◆ **Goal**
Count the lines in the entries below that include the word "diagram". Give nothing but the number.
[Begin Dataset]
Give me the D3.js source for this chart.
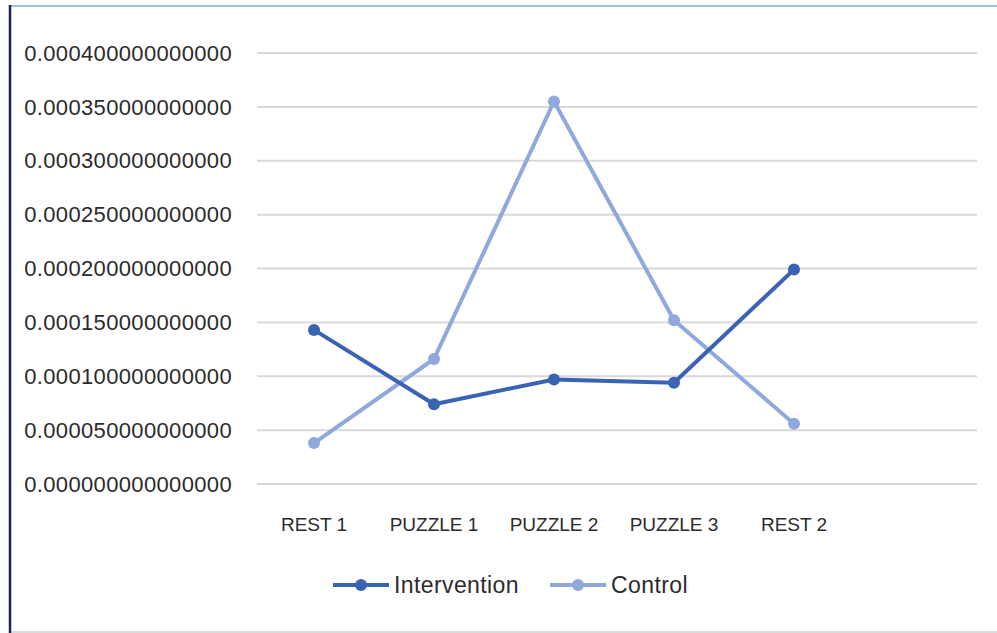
[End Dataset]
[Begin Dataset]
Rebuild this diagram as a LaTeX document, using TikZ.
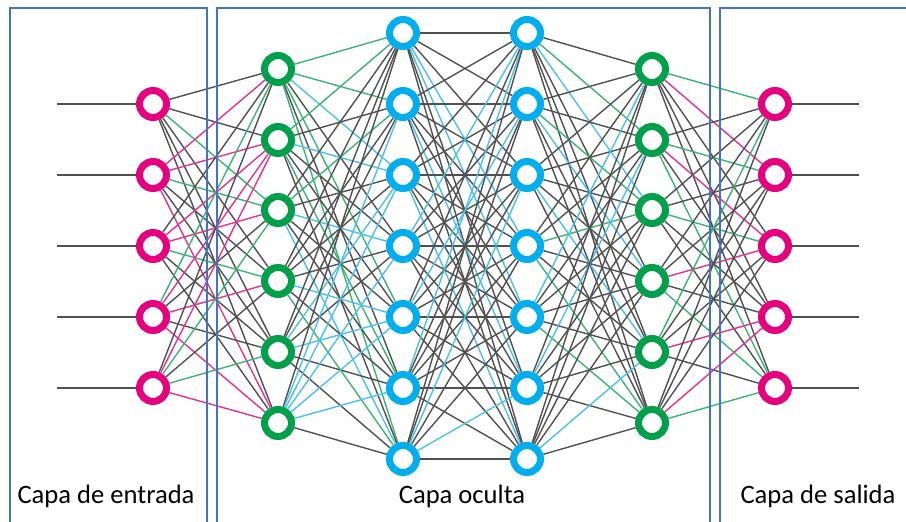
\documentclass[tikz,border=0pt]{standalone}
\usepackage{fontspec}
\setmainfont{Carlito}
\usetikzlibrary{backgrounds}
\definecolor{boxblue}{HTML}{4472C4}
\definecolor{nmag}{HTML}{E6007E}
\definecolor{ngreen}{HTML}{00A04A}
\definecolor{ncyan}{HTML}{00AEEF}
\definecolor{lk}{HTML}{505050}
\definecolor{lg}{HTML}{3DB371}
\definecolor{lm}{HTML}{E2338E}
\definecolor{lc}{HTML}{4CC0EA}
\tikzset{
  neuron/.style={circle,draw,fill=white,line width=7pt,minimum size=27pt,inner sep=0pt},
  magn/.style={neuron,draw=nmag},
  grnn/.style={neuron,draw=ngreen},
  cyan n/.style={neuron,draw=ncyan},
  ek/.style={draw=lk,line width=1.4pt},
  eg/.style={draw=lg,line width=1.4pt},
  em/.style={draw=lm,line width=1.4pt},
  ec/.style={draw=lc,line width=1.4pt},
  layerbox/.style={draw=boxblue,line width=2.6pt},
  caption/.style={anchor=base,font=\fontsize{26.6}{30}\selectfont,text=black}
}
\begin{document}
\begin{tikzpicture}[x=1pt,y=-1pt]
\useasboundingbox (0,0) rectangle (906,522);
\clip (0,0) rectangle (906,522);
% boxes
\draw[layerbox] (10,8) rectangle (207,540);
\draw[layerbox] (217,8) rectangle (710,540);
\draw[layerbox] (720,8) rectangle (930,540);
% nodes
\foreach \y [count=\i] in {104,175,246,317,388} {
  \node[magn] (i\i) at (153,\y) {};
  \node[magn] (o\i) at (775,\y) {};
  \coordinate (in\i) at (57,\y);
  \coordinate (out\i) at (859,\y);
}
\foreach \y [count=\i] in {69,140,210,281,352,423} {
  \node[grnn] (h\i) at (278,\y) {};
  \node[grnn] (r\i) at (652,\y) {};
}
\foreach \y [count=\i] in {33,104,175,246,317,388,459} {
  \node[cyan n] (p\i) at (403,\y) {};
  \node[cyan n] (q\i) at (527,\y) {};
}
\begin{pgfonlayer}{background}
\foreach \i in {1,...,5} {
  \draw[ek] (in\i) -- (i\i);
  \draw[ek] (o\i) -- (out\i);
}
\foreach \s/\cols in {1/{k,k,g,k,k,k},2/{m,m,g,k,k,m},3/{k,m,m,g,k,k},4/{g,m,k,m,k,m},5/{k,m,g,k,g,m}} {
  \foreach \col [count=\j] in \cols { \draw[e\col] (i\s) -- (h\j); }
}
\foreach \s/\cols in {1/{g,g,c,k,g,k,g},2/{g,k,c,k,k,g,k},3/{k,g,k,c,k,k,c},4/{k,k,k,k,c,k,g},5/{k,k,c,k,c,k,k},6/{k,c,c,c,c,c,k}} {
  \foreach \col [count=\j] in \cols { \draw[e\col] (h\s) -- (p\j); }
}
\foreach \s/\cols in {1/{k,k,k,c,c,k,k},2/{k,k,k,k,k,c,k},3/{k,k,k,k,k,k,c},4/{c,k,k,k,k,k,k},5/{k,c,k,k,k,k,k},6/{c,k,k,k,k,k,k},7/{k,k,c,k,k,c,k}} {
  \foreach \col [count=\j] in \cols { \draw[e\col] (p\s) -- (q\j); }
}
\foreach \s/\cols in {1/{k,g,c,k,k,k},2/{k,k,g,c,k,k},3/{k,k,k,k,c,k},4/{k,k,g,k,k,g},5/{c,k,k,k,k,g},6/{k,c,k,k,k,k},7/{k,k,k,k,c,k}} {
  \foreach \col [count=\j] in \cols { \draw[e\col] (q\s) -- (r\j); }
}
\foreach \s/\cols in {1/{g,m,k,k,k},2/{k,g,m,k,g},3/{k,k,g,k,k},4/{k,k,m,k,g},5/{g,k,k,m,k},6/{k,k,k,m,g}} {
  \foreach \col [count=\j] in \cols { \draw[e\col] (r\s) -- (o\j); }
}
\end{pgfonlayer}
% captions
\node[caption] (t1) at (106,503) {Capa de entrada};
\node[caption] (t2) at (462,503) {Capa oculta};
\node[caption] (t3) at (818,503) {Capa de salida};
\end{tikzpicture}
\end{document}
[End Dataset]
[Begin Dataset]
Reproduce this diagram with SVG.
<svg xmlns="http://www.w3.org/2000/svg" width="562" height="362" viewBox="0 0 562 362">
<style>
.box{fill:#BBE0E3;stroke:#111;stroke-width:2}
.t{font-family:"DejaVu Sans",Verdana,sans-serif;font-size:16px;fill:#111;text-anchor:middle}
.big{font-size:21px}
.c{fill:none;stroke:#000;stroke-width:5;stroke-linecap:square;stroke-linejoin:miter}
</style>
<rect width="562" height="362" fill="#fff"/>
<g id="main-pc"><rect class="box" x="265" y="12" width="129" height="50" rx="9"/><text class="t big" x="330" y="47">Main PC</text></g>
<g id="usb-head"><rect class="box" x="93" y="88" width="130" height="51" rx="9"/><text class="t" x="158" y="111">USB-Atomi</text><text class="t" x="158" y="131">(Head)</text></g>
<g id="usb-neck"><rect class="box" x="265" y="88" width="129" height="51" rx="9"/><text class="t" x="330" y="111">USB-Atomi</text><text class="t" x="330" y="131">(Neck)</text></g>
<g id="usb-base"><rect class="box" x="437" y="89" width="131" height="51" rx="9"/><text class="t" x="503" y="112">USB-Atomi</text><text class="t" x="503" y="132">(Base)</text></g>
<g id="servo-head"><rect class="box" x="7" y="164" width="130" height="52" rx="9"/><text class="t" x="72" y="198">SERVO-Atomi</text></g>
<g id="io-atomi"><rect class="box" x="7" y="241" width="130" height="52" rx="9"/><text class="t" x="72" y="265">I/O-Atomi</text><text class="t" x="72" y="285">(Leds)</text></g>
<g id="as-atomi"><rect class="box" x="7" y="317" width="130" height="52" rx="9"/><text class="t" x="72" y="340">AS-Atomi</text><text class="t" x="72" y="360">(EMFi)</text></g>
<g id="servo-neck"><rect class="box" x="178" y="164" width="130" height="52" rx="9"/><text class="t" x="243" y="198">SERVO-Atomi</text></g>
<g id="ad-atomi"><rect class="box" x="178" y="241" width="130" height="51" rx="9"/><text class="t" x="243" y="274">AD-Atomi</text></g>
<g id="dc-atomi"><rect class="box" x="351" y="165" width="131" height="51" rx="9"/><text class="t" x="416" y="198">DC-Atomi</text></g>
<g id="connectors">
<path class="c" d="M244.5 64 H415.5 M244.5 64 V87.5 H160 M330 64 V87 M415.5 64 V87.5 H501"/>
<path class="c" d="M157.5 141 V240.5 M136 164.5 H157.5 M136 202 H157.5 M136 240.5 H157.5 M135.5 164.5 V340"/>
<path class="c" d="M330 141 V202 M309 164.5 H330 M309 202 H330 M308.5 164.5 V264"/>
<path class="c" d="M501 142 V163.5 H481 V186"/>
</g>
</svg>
[End Dataset]
◆ **Answer to the task**
2